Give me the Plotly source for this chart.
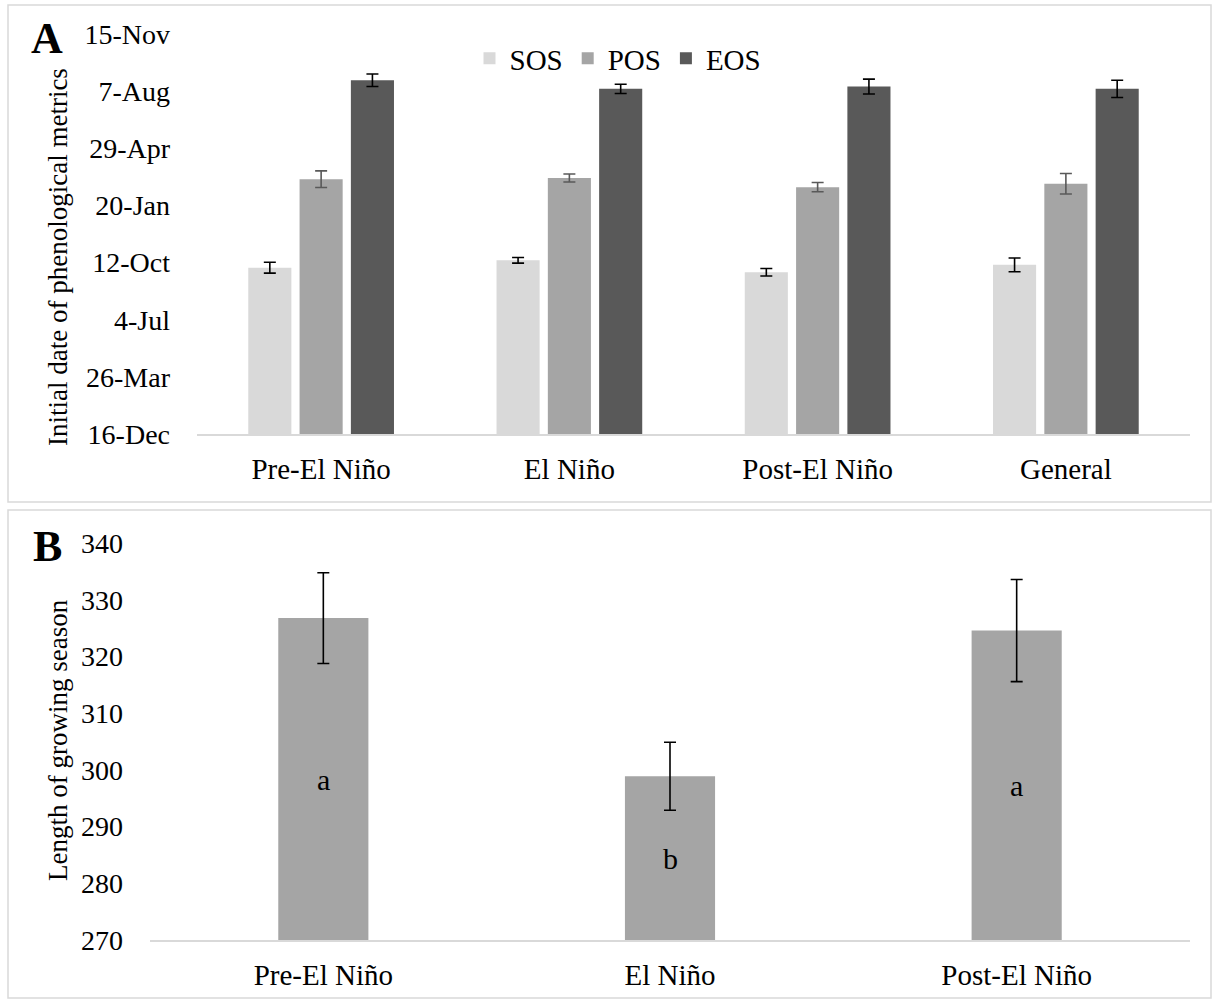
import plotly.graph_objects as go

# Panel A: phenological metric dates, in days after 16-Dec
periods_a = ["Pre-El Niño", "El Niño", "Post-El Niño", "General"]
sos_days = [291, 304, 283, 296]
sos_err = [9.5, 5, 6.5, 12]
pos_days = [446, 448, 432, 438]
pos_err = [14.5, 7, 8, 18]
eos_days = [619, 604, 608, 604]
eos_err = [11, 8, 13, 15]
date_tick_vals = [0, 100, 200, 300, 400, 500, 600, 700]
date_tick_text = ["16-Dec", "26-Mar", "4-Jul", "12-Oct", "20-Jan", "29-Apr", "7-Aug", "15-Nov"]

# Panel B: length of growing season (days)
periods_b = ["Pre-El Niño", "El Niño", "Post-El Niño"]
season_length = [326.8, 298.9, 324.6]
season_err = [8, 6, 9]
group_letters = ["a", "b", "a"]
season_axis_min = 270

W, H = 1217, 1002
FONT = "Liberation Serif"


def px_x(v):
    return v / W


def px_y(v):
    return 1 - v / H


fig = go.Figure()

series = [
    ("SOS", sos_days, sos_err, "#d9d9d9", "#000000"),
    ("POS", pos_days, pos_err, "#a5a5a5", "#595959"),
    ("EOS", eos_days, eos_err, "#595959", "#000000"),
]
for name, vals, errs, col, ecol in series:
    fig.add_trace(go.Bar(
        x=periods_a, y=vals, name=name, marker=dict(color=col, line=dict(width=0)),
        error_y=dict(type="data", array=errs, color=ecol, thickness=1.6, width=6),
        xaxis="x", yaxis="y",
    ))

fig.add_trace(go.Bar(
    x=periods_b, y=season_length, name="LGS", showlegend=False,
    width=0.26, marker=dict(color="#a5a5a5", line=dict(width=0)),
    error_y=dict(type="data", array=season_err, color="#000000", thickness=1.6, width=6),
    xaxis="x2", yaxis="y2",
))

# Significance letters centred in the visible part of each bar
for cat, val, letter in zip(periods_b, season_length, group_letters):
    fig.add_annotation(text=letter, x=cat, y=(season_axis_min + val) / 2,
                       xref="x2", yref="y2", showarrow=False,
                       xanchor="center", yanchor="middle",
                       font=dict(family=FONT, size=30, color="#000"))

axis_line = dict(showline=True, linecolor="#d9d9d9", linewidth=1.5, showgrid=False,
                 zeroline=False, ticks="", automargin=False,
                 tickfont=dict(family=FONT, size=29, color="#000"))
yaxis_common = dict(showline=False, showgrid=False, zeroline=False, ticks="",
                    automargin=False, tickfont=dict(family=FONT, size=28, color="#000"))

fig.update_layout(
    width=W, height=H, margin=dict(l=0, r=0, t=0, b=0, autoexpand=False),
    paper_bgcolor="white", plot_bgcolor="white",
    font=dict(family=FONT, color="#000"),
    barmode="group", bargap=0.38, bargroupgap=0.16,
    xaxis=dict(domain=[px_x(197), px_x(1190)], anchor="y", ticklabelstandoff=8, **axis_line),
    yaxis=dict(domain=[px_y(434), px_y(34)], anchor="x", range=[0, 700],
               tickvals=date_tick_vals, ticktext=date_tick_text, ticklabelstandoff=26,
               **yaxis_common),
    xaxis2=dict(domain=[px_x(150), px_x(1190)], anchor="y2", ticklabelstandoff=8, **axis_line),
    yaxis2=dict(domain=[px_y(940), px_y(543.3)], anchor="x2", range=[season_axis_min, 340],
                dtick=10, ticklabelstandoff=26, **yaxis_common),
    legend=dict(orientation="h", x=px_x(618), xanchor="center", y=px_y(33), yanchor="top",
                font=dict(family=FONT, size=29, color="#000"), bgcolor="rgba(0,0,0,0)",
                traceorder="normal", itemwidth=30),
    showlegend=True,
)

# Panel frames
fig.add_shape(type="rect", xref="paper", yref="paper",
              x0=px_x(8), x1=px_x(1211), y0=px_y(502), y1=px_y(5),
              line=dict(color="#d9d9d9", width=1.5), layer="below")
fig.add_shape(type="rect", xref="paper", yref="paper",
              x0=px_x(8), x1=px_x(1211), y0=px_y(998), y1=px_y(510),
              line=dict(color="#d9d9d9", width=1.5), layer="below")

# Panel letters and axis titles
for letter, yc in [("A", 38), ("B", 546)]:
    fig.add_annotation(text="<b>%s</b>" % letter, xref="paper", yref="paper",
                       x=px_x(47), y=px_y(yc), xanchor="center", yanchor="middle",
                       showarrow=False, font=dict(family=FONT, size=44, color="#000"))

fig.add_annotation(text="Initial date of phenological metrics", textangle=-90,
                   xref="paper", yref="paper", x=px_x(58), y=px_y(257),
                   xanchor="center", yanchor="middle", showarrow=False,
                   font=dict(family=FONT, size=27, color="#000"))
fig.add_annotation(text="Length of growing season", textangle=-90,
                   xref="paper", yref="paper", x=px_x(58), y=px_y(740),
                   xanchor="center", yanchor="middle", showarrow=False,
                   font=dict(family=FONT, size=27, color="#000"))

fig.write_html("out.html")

» PROBLEM REQUIREMENTS:
Pictures are excluded; output everything else in the data verbatim.

» COMPLETE RESPONSE:
Give me the Plotly source for this chart.
import plotly.graph_objects as go

# Panel A: phenological metric dates, in days after 16-Dec
periods_a = ["Pre-El Niño", "El Niño", "Post-El Niño", "General"]
sos_days = [291, 304, 283, 296]
sos_err = [9.5, 5, 6.5, 12]
pos_days = [446, 448, 432, 438]
pos_err = [14.5, 7, 8, 18]
eos_days = [619, 604, 608, 604]
eos_err = [11, 8, 13, 15]
date_tick_vals = [0, 100, 200, 300, 400, 500, 600, 700]
date_tick_text = ["16-Dec", "26-Mar", "4-Jul", "12-Oct", "20-Jan", "29-Apr", "7-Aug", "15-Nov"]

# Panel B: length of growing season (days)
periods_b = ["Pre-El Niño", "El Niño", "Post-El Niño"]
season_length = [326.8, 298.9, 324.6]
season_err = [8, 6, 9]
group_letters = ["a", "b", "a"]
season_axis_min = 270

W, H = 1217, 1002
FONT = "Liberation Serif"


def px_x(v):
    return v / W


def px_y(v):
    return 1 - v / H


fig = go.Figure()

series = [
    ("SOS", sos_days, sos_err, "#d9d9d9", "#000000"),
    ("POS", pos_days, pos_err, "#a5a5a5", "#595959"),
    ("EOS", eos_days, eos_err, "#595959", "#000000"),
]
for name, vals, errs, col, ecol in series:
    fig.add_trace(go.Bar(
        x=periods_a, y=vals, name=name, marker=dict(color=col, line=dict(width=0)),
        error_y=dict(type="data", array=errs, color=ecol, thickness=1.6, width=6),
        xaxis="x", yaxis="y",
    ))

fig.add_trace(go.Bar(
    x=periods_b, y=season_length, name="LGS", showlegend=False,
    width=0.26, marker=dict(color="#a5a5a5", line=dict(width=0)),
    error_y=dict(type="data", array=season_err, color="#000000", thickness=1.6, width=6),
    xaxis="x2", yaxis="y2",
))

# Significance letters centred in the visible part of each bar
for cat, val, letter in zip(periods_b, season_length, group_letters):
    fig.add_annotation(text=letter, x=cat, y=(season_axis_min + val) / 2,
                       xref="x2", yref="y2", showarrow=False,
                       xanchor="center", yanchor="middle",
                       font=dict(family=FONT, size=30, color="#000"))

axis_line = dict(showline=True, linecolor="#d9d9d9", linewidth=1.5, showgrid=False,
                 zeroline=False, ticks="", automargin=False,
                 tickfont=dict(family=FONT, size=29, color="#000"))
yaxis_common = dict(showline=False, showgrid=False, zeroline=False, ticks="",
                    automargin=False, tickfont=dict(family=FONT, size=28, color="#000"))

fig.update_layout(
    width=W, height=H, margin=dict(l=0, r=0, t=0, b=0, autoexpand=False),
    paper_bgcolor="white", plot_bgcolor="white",
    font=dict(family=FONT, color="#000"),
    barmode="group", bargap=0.38, bargroupgap=0.16,
    xaxis=dict(domain=[px_x(197), px_x(1190)], anchor="y", ticklabelstandoff=8, **axis_line),
    yaxis=dict(domain=[px_y(434), px_y(34)], anchor="x", range=[0, 700],
               tickvals=date_tick_vals, ticktext=date_tick_text, ticklabelstandoff=26,
               **yaxis_common),
    xaxis2=dict(domain=[px_x(150), px_x(1190)], anchor="y2", ticklabelstandoff=8, **axis_line),
    yaxis2=dict(domain=[px_y(940), px_y(543.3)], anchor="x2", range=[season_axis_min, 340],
                dtick=10, ticklabelstandoff=26, **yaxis_common),
    legend=dict(orientation="h", x=px_x(618), xanchor="center", y=px_y(33), yanchor="top",
                font=dict(family=FONT, size=29, color="#000"), bgcolor="rgba(0,0,0,0)",
                traceorder="normal", itemwidth=30),
    showlegend=True,
)

# Panel frames
fig.add_shape(type="rect", xref="paper", yref="paper",
              x0=px_x(8), x1=px_x(1211), y0=px_y(502), y1=px_y(5),
              line=dict(color="#d9d9d9", width=1.5), layer="below")
fig.add_shape(type="rect", xref="paper", yref="paper",
              x0=px_x(8), x1=px_x(1211), y0=px_y(998), y1=px_y(510),
              line=dict(color="#d9d9d9", width=1.5), layer="below")

# Panel letters and axis titles
for letter, yc in [("A", 38), ("B", 546)]:
    fig.add_annotation(text="<b>%s</b>" % letter, xref="paper", yref="paper",
                       x=px_x(47), y=px_y(yc), xanchor="center", yanchor="middle",
                       showarrow=False, font=dict(family=FONT, size=44, color="#000"))

fig.add_annotation(text="Initial date of phenological metrics", textangle=-90,
                   xref="paper", yref="paper", x=px_x(58), y=px_y(257),
                   xanchor="center", yanchor="middle", showarrow=False,
                   font=dict(family=FONT, size=27, color="#000"))
fig.add_annotation(text="Length of growing season", textangle=-90,
                   xref="paper", yref="paper", x=px_x(58), y=px_y(740),
                   xanchor="center", yanchor="middle", showarrow=False,
                   font=dict(family=FONT, size=27, color="#000"))

fig.write_html("out.html")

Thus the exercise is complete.